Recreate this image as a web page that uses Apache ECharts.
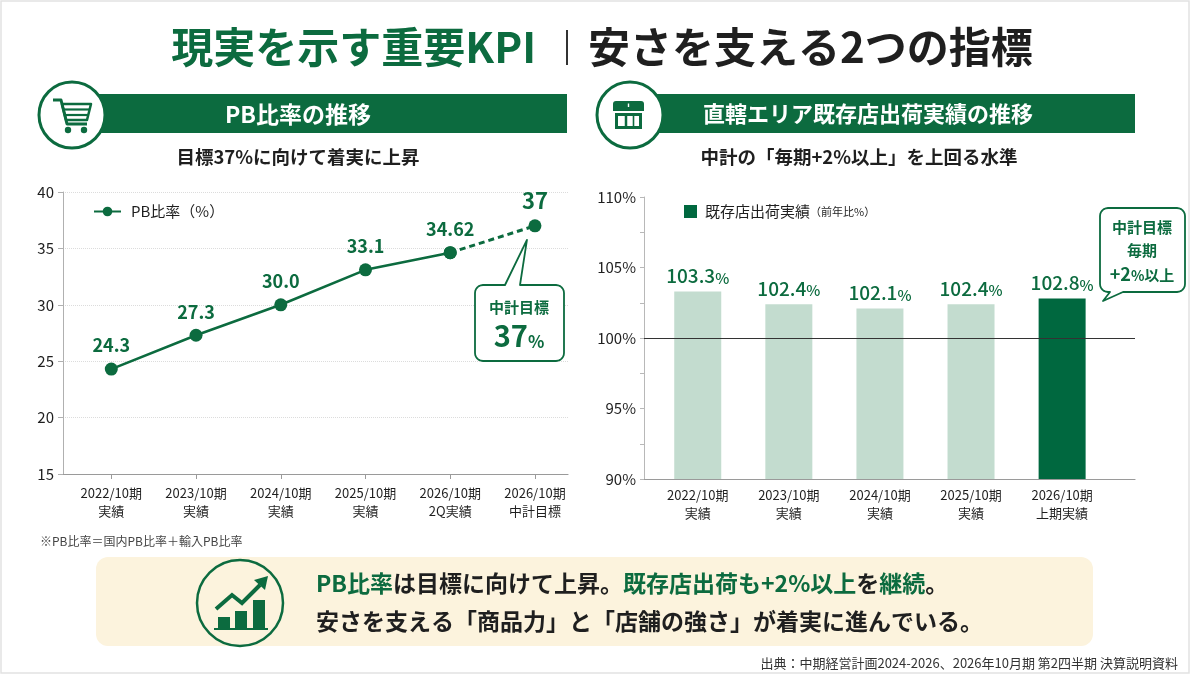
<!DOCTYPE html>
<html lang="ja">
<head>
<meta charset="utf-8">
<title>現実を示す重要KPI｜安さを支える2つの指標</title>
<script src="https://cdn.jsdelivr.net/npm/echarts@6/dist/echarts.min.js"></script>
<style>
  html, body { margin: 0; padding: 0; background: #fff; }
  #main { width: 1200px; height: 675px; }
</style>
</head>
<body>
<div id="main"></div>
<script>
// PB比率の推移
const pbCategories = ['2022/10期\n実績', '2023/10期\n実績', '2024/10期\n実績', '2025/10期\n実績', '2026/10期\n2Q実績', '2026/10期\n中計目標']
const pbValues = [24.3, 27.3, 30.0, 33.1, 34.62, 37]
const pbLabels = ['24.3', '27.3', '30.0', '33.1', '34.62', '37']
const pbTicks = [15, 20, 25, 30, 35, 40]
const pbActualCount = 5

// 直轄エリア既存店出荷実績（前年比%）
const shopCategories = ['2022/10期\n実績', '2023/10期\n実績', '2024/10期\n実績', '2025/10期\n実績', '2026/10期\n上期実績']
const shopValues = [103.3, 102.4, 102.1, 102.4, 102.8]
const shopTicks = [90, 95, 100, 105, 110]
const shopBase = 100

const GREEN = '#0c6b3f'
const BAR_DARK = '#00683f'
const BAR_LIGHT = '#c3dccf'
const INK = '#1f1f1f'
const CREAM = '#fcf3dd'
const FONT = '"Noto Sans CJK JP", "Noto Sans", sans-serif'

let chart = echarts.init(document.getElementById('main'))

let pbIdx = pbCategories.map((c, i) => i)
let shopIdx = shopCategories.map((c, i) => i)

let option = {
    animation: false,
    textStyle: { fontFamily: FONT },
    grid: [
        { left: 63, top: 192, width: 505, height: 282 },
        { left: 644, top: 197, width: 491, height: 282 }
    ],
    legend: [
        {
            data: ['PB比率（%）'],
            left: 88, top: 199,
            itemWidth: 27, itemHeight: 12,
            textStyle: { fontSize: 15, color: INK, fontFamily: FONT, padding: [0, 0, 0, 5] }
        },
        {
            data: [{ name: '既存店出荷実績', icon: 'rect', itemStyle: { color: BAR_DARK } }],
            left: 679, top: 199,
            itemWidth: 13, itemHeight: 13,
            formatter: name => '{a|' + name + '}{b|（前年比%）}',
            textStyle: {
                fontFamily: FONT, padding: [0, 0, 0, 3],
                rich: {
                    a: { fontSize: 15, color: INK, fontFamily: FONT },
                    b: { fontSize: 11, color: INK, fontFamily: FONT }
                }
            }
        }
    ],
    xAxis: [
        {
            type: 'value', gridIndex: 0,
            min: -0.57, max: 5.39,
            splitLine: { show: false },
            axisLine: { show: true, onZero: false, lineStyle: { color: '#9a9a9a', width: 1.2 } },
            axisTick: { show: true, customValues: pbIdx, length: 5, lineStyle: { color: '#9a9a9a' } },
            axisLabel: {
                customValues: pbIdx,
                formatter: v => pbCategories[Math.round(v)],
                fontSize: 13, lineHeight: 18, color: INK, margin: 10, fontFamily: FONT
            }
        },
        {
            type: 'value', gridIndex: 1,
            min: -0.59, max: 4.8,
            splitLine: { show: false },
            axisLine: { show: true, onZero: false, lineStyle: { color: '#9a9a9a', width: 1.2 } },
            axisTick: { show: false },
            axisLabel: {
                customValues: shopIdx,
                formatter: v => shopCategories[Math.round(v)],
                fontSize: 13, lineHeight: 18, color: INK, margin: 7, fontFamily: FONT
            }
        }
    ],
    yAxis: [
        {
            type: 'value', gridIndex: 0,
            min: pbTicks[0], max: pbTicks[pbTicks.length - 1], interval: 5,
            axisLine: { show: true, onZero: false, lineStyle: { color: '#b0b0b0' } },
            axisTick: { show: true, length: 5, lineStyle: { color: '#b0b0b0' } },
            axisLabel: { fontSize: 15, color: INK, margin: 9, fontFamily: FONT },
            splitLine: { show: true, lineStyle: { color: '#dcdcdc', type: 'dotted' } }
        },
        {
            type: 'value', gridIndex: 1,
            min: shopTicks[0], max: shopTicks[shopTicks.length - 1], interval: 5,
            axisLine: { show: true, onZero: false, lineStyle: { color: '#b8b8b8' } },
            axisTick: { show: true, length: 4, lineStyle: { color: '#b8b8b8' } },
            minorTick: { show: true, splitNumber: 2, length: 4, lineStyle: { color: '#b8b8b8' } },
            axisLabel: { formatter: '{value}%', fontSize: 15, color: INK, margin: 8, fontFamily: FONT },
            splitLine: { show: false }
        }
    ],
    series: [
        {
            name: 'PB比率（%）',
            type: 'line',
            xAxisIndex: 0, yAxisIndex: 0,
            z: 3,
            data: pbValues.slice(0, pbActualCount).map((v, i) => [i, v]),
            symbol: 'circle', symbolSize: 13,
            itemStyle: { color: GREEN },
            lineStyle: { color: GREEN, width: 2.6 },
            label: {
                show: true, position: 'top', distance: 8,
                formatter: p => pbLabels[p.dataIndex],
                fontSize: 18, fontWeight: 'bold', color: GREEN, fontFamily: FONT
            }
        },
        {
            name: 'PB比率 目標',
            type: 'line',
            xAxisIndex: 0, yAxisIndex: 0,
            z: 2,
            data: pbValues.slice(pbActualCount - 1).map((v, i) => ({
                value: [pbActualCount - 1 + i, v],
                label: { show: i > 0 }
            })),
            symbol: 'circle', symbolSize: 13,
            itemStyle: { color: GREEN },
            lineStyle: { color: GREEN, width: 3, type: [6, 4] },
            label: {
                position: 'top', distance: 8,
                formatter: p => pbLabels[pbActualCount - 1 + p.dataIndex],
                fontSize: 22, fontWeight: 'bold', color: GREEN, fontFamily: FONT
            }
        },
        {
            name: '既存店出荷実績',
            type: 'bar',
            xAxisIndex: 1, yAxisIndex: 1,
            barWidth: 47,
            itemStyle: { color: BAR_DARK },
            data: shopValues.map((v, i) => ({
                value: [i, v],
                itemStyle: { color: i === shopValues.length - 1 ? BAR_DARK : BAR_LIGHT }
            })),
            label: {
                show: true, position: 'top', distance: 6,
                formatter: p => '{n|' + p.value[1].toFixed(1) + '}{p|%}',
                rich: {
                    n: { fontSize: 19, fontWeight: 500, color: GREEN, fontFamily: FONT, lineHeight: 20, verticalAlign: 'bottom' },
                    p: { fontSize: 15, fontWeight: 500, color: GREEN, fontFamily: FONT, lineHeight: 17, verticalAlign: 'bottom' }
                }
            },
            markLine: {
                silent: true,
                symbol: 'none',
                label: { show: false },
                lineStyle: { color: '#333', width: 1.2, type: 'solid' },
                data: [{ yAxis: shopBase }]
            }
        }
    ]
}
chart.setOption(option)

// speech bubble outline as polygon points (rounded corners, pointer on top or bottom edge)
function bubble(x, y, w, h, r, edge, a, b, tip) {
    let pts = []
    function arc(cx, cy, from) {
        for (let k = 0; k <= 6; k++) {
            let t = (from + k * 15) * Math.PI / 180
            pts.push([cx + r * Math.cos(t), cy + r * Math.sin(t)])
        }
    }
    let R = x + w, B = y + h
    arc(x + r, y + r, 180)
    if (edge === 'top') { pts.push([a, y], tip, [b, y]) }
    arc(R - r, y + r, 270)
    arc(R - r, B - r, 0)
    if (edge === 'bottom') { pts.push([b, B], tip, [a, B]) }
    arc(x + r, B - r, 90)
    return pts
}

function txt(x, y, text, size, color, align, weight) {
    return {
        type: 'text', x: x, y: y, silent: true,
        style: {
            text: text, fontSize: size, fill: color, fontFamily: FONT,
            fontWeight: weight || 'bold', align: align || 'center', verticalAlign: 'middle'
        }
    }
}

let target = chart.convertToPixel({ gridIndex: 0 }, [pbValues.length - 1, pbValues[pbValues.length - 1]])

let g = []
// slide frame
g.push({ type: 'rect', shape: { x: 1, y: 1, width: 1188, height: 672 }, style: { fill: 'none', stroke: '#e2e2e2', lineWidth: 1.5 }, silent: true })

// title
g.push(txt(536, 47, '現実を示す重要KPI', 42, GREEN, 'right'))
g.push({ type: 'line', shape: { x1: 567, y1: 30, x2: 567, y2: 65 }, style: { stroke: '#333', lineWidth: 2 }, silent: true })
g.push(txt(588, 47, '安さを支える2つの指標', 42, INK, 'left'))

// section headers
g.push({ type: 'rect', shape: { x: 72, y: 94, width: 495, height: 39 }, style: { fill: GREEN }, silent: true })
g.push({ type: 'rect', shape: { x: 630, y: 94, width: 505, height: 39 }, style: { fill: GREEN }, silent: true })
g.push({ type: 'circle', shape: { cx: 72, cy: 115, r: 33 }, style: { fill: '#fff', stroke: GREEN, lineWidth: 3 }, silent: true })
g.push({ type: 'circle', shape: { cx: 630, cy: 115, r: 33 }, style: { fill: '#fff', stroke: GREEN, lineWidth: 3 }, silent: true })
g.push(txt(298, 114, 'PB比率の推移', 23, '#fff'))
g.push(txt(868, 114, '直轄エリア既存店出荷実績の推移', 22, '#fff'))
g.push(txt(298, 157, '目標37%に向けて着実に上昇', 18.5, INK))
g.push(txt(859, 157, '中計の「毎期+2%以上」を上回る水準', 18.5, INK))

// cart icon
g.push({ type: 'polyline', shape: { points: [[53, 100], [61, 100], [67, 124], [87, 124]] }, style: { stroke: GREEN, lineWidth: 3, fill: 'none', lineJoin: 'round' }, silent: true })
g.push({ type: 'polygon', shape: { points: [[62, 104], [91, 104], [87, 120], [66, 120]] }, style: { stroke: GREEN, lineWidth: 2.5, fill: 'none', lineJoin: 'round' }, silent: true })
g.push({ type: 'line', shape: { x1: 63.5, y1: 109.5, x2: 89.5, y2: 109.5 }, style: { stroke: GREEN, lineWidth: 2.2 }, silent: true })
g.push({ type: 'line', shape: { x1: 65, y1: 115, x2: 88.5, y2: 115 }, style: { stroke: GREEN, lineWidth: 2.2 }, silent: true })
g.push({ type: 'circle', shape: { cx: 68, cy: 130, r: 3.2 }, style: { fill: GREEN }, silent: true })
g.push({ type: 'circle', shape: { cx: 84, cy: 130, r: 3.2 }, style: { fill: GREEN }, silent: true })

// store icon
g.push({ type: 'rect', shape: { x: 613, y: 101, width: 31, height: 10, r: [3, 3, 0, 0] }, style: { fill: GREEN }, silent: true })
g.push({ type: 'line', shape: { x1: 628.5, y1: 103.5, x2: 628.5, y2: 107 }, style: { stroke: '#fff', lineWidth: 1.4 }, silent: true })
g.push({ type: 'rect', shape: { x: 616.5, y: 114.5, width: 24, height: 13 }, style: { fill: 'none', stroke: GREEN, lineWidth: 3 }, silent: true })
g.push({ type: 'line', shape: { x1: 626, y1: 114, x2: 626, y2: 128 }, style: { stroke: GREEN, lineWidth: 2.5 }, silent: true })
g.push({ type: 'line', shape: { x1: 633.5, y1: 116, x2: 633.5, y2: 128 }, style: { stroke: GREEN, lineWidth: 1.6 }, silent: true })

// footnote
g.push(txt(40, 541, '※PB比率＝国内PB比率＋輸入PB比率', 12, '#444', 'left', 'normal'))

// left callout
g.push({
    type: 'polygon', silent: true,
    shape: { points: bubble(475, 285, 89, 76, 8, 'top', 505, 520, [target[0] - 8, target[1] + 14]) },
    style: { fill: '#fff', stroke: GREEN, lineWidth: 1.8, lineJoin: 'round' }
})
g.push(txt(519, 307, '中計目標', 15, GREEN))
g.push({
    type: 'text', x: 519, y: 335, silent: true,
    style: {
        text: '{n|37}{p|%}', align: 'center', verticalAlign: 'middle',
        rich: {
            n: { fontSize: 29, fontWeight: 'bold', fill: GREEN, fontFamily: FONT, lineHeight: 30, verticalAlign: 'bottom' },
            p: { fontSize: 17, fontWeight: 'bold', fill: GREEN, fontFamily: FONT, lineHeight: 20, verticalAlign: 'bottom' }
        }
    }
})

// right callout
g.push({
    type: 'polygon', silent: true,
    shape: { points: bubble(1100, 208, 85, 84, 8, 'bottom', 1110, 1123, [1103, 301]) },
    style: { fill: '#fff', stroke: GREEN, lineWidth: 1.8, lineJoin: 'round' }
})
g.push(txt(1142, 227, '中計目標', 15, GREEN))
g.push(txt(1142, 250, '毎期', 15, GREEN))
g.push({
    type: 'text', x: 1142, y: 273, silent: true,
    style: {
        text: '{n|+2}{p|%}{q|以上}', align: 'center', verticalAlign: 'middle',
        rich: {
            n: { fontSize: 18, fontWeight: 'bold', fill: GREEN, fontFamily: FONT, lineHeight: 20, verticalAlign: 'bottom' },
            p: { fontSize: 14, fontWeight: 'bold', fill: GREEN, fontFamily: FONT, lineHeight: 17, verticalAlign: 'bottom' },
            q: { fontSize: 15, fontWeight: 'bold', fill: GREEN, fontFamily: FONT, lineHeight: 18, verticalAlign: 'bottom' }
        }
    }
})

// summary box
g.push({ type: 'rect', shape: { x: 96, y: 557, width: 997, height: 89, r: 12 }, style: { fill: CREAM }, silent: true })
g.push({ type: 'circle', shape: { cx: 240, cy: 603, r: 43 }, style: { fill: CREAM, stroke: GREEN, lineWidth: 2.5 }, silent: true })
g.push({ type: 'rect', shape: { x: 218, y: 617, width: 12, height: 11 }, style: { fill: GREEN }, silent: true })
g.push({ type: 'rect', shape: { x: 235, y: 611, width: 12, height: 17 }, style: { fill: GREEN }, silent: true })
g.push({ type: 'rect', shape: { x: 253, y: 600, width: 12, height: 28 }, style: { fill: GREEN }, silent: true })
g.push({ type: 'line', shape: { x1: 214, y1: 629, x2: 268, y2: 629 }, style: { stroke: GREEN, lineWidth: 2.2 }, silent: true })
g.push({ type: 'polyline', shape: { points: [[216, 609], [232, 595], [242, 603], [260, 585]] }, style: { stroke: GREEN, lineWidth: 4, fill: 'none' }, silent: true })
g.push({ type: 'polygon', shape: { points: [[268, 576], [265, 590], [254, 580]] }, style: { fill: GREEN }, silent: true })

let rich = {
    g: { fontSize: 23, fontWeight: 'bold', fill: GREEN, fontFamily: FONT },
    d: { fontSize: 23, fontWeight: 'bold', fill: INK, fontFamily: FONT }
}
g.push({
    type: 'text', x: 316, y: 583, silent: true,
    style: { text: '{g|PB比率}{d|は目標に向けて上昇。}{g|既存店出荷も+2%以上}{d|を}{g|継続}{d|。}', align: 'left', verticalAlign: 'middle', rich: rich }
})
g.push({
    type: 'text', x: 316, y: 621, silent: true,
    style: { text: '{d|安さを支える「商品力」と「店舗の強さ」が着実に進んでいる。}', align: 'left', verticalAlign: 'middle', rich: rich }
})

// source
g.push(txt(1178, 663, '出典：中期経営計画2024-2026、2026年10月期 第2四半期 決算説明資料', 13, '#333', 'right', 'normal'))

chart.setOption({ graphic: g })
</script>
</body>
</html>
________
What this task involves >> Reproduce the data above word for word from its first line through the line that holds "let shopIdx = shopCategories.map((c, i) => i)", both ends included; skip pictures.

Exercise result >>
Recreate this image as a web page that uses Apache ECharts.
<!DOCTYPE html>
<html lang="ja">
<head>
<meta charset="utf-8">
<title>現実を示す重要KPI｜安さを支える2つの指標</title>
<script src="https://cdn.jsdelivr.net/npm/echarts@6/dist/echarts.min.js"></script>
<style>
  html, body { margin: 0; padding: 0; background: #fff; }
  #main { width: 1200px; height: 675px; }
</style>
</head>
<body>
<div id="main"></div>
<script>
// PB比率の推移
const pbCategories = ['2022/10期\n実績', '2023/10期\n実績', '2024/10期\n実績', '2025/10期\n実績', '2026/10期\n2Q実績', '2026/10期\n中計目標']
const pbValues = [24.3, 27.3, 30.0, 33.1, 34.62, 37]
const pbLabels = ['24.3', '27.3', '30.0', '33.1', '34.62', '37']
const pbTicks = [15, 20, 25, 30, 35, 40]
const pbActualCount = 5

// 直轄エリア既存店出荷実績（前年比%）
const shopCategories = ['2022/10期\n実績', '2023/10期\n実績', '2024/10期\n実績', '2025/10期\n実績', '2026/10期\n上期実績']
const shopValues = [103.3, 102.4, 102.1, 102.4, 102.8]
const shopTicks = [90, 95, 100, 105, 110]
const shopBase = 100

const GREEN = '#0c6b3f'
const BAR_DARK = '#00683f'
const BAR_LIGHT = '#c3dccf'
const INK = '#1f1f1f'
const CREAM = '#fcf3dd'
const FONT = '"Noto Sans CJK JP", "Noto Sans", sans-serif'

let chart = echarts.init(document.getElementById('main'))

let pbIdx = pbCategories.map((c, i) => i)
let shopIdx = shopCategories.map((c, i) => i)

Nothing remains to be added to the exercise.